Chroma noise is absent right up to ISO 6,400 and, although luminance noise is evident at ISO 3,200 and 6,400, it’s well controlled, allowing files to retain a high level of detail. Detail in raw files captured beyond ISO 6,400 takes a hit and the five-digit ISO settings are best avoided if you want to produce the best results.
Canon EOS 80D Raw ISO 100
Canon EOS 80D Raw ISO 200
Canon EOS 80D Raw ISO 400
Canon EOS 80D Raw ISO 800
Canon EOS 80D Raw ISO 1600
Canon EOS 80D Raw ISO 3200
Canon EOS 80D Raw ISO 6400
Canon EOS 80D Raw ISO 12800
Canon EOS 80D Raw ISO 25600
Should I buy the Canon EOS 80D?
The 80D isn’t as revolutionary as the 70D was when it was released. Nevertheless, it’s better than its predecessor in a number of areas, including the accuracy of focusing both in and out of live view. The 80D is more responsive at focusing in low light than the 70D, and although it doesn’t feature case studies in the AF section of the menu, like the 7D Mark II, it’s good to see options being added to adjust the tracking sensitivity in the custom function menu.
Videographers who have been pleading for a headphone input have finally had their wish granted, and despite not featuring 4K the camera is equipped with all the advanced video functionality you need to shoot professional and smooth-looking movies at 60p.

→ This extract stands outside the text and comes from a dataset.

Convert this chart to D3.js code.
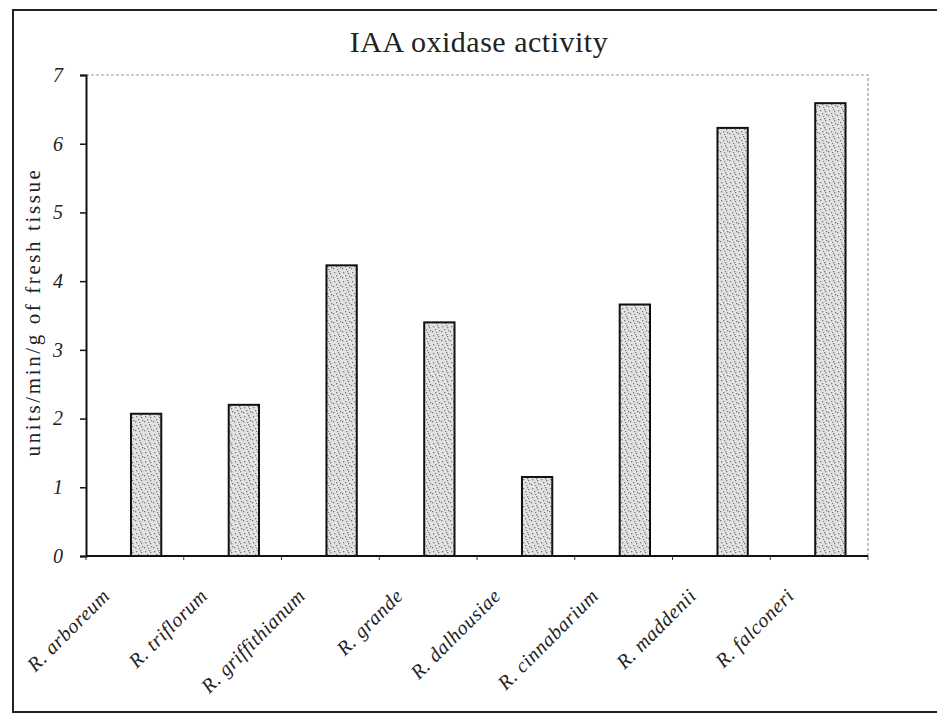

The new sensor resolves more detail than the 70D. It doesn’t match the resolution of the Nikon D7200 at high sensitivities, but users will find there’s plenty of detail in images up to ISO 6,400. There was more chroma noise in JPEG files at high ISO than I had anticipated, but the accuracy of colour and exposure metering is just as good as we’ve come to expect from Canon, and is hard to fault. Canon hasn’t cut corners with regard to build quality. The 80D feels well constructed and should survive the test of time.
For amateurs and enthusiasts, the 80D is a well-rounded and highly capable APS-C DSLR that’s worth a close look. Whether you settle for the 80D or 7D Mark II depends on what you shoot, but with £80 (at the time of writing) being all that separates them, it doesn’t make it an easy decision. If a fully articulated screen, higher resolution and a slightly smaller body are what you’re after, the 80D gets the nod. However, if you shoot sports or action and would like your DSLR to shoot at up to 10fps with a highly sophisticated 65-point autofocus system and dual card slots, I’d say it’s worth spending the extra for Canon’s rather excellent EOS 7D Mark II.
It’s not revolutionary, but the 80D is still a fine DSLR for the right user.